Buried electrical wires can easily be damaged when doing landscaping or construction, causing a loss of power to anything from dog electric fences to detached garages. Reconnecting severed wires or adding branch circuits to existing wiring by splicing can quickly restore or add function at an inexpensive cost.
Things You'll Need
- Buried wire splice kit
- Volt meter
- Lineman pliers
- Wire strippers
- Wire cutters
- Heat gun
Disconnect all power to the electrical wires being repaired, by turning the appropriate circuit breakers into the off position within the main electrical panel. Test outlets and wiring with the Volt meter, to determine if electrical current is still present. Contact the utility company or city electrical workers in situations where power is still supplied to the wiring and cannot be disconnected.
Dig a hole to the appropriate size and depth to accommodate the splice kit materials, located where splicing will be installed. Prepare the wiring by removing the frayed or damaged end with the wire cutters or lineman pliers.
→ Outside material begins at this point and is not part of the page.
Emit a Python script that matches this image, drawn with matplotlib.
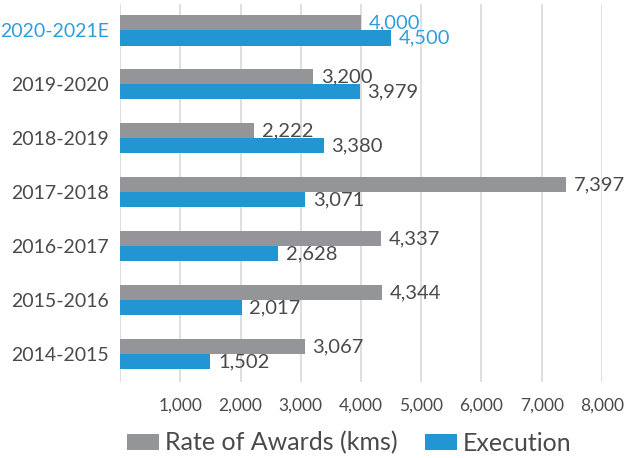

Strip insulation using the lineman pliers or wire strippers, to expose a length of bare wire no longer than is required to fit in the crimp or wire nut included with the kit. Exposed wiring can easily be damaged by corrosion, which reduces efficiency and conductivity and can lead to safety hazards. Refer to the National Electrical code in situations where wiring is too short to be reconnected by a splice, or where conduits are used, for alternative solutions.
Refer to the kit instructions for any special instructions or techniques that are required to perform proper installation. Twist the exposed ends of wiring together with the lineman pliers in a clockwise motion to prevent wiring from coming lose or breaking contact when splicing with wire nuts. Fasten the wiring together with the lineman pliers by inserting wire ends into the crimp and applying pressure to the center. Gently tug the wires in opposing directions to ensure they are properly connected.
Install any sheathing or protective materials over the splices, according to the kit instructions or National Electrical Code standards. Check the repairs by reconnecting the power, and test electrical current with the Volt meter. Disconnect power and repair any improperly functioning splices, or contact an electrician for further assistance. Install splice seals, by using tools such as the heat gun, screwdriver, wrench or scissors, with the materials provided, while following the kit instructions. Use the shovel to bury and cover wiring and splices at the appropriate depth.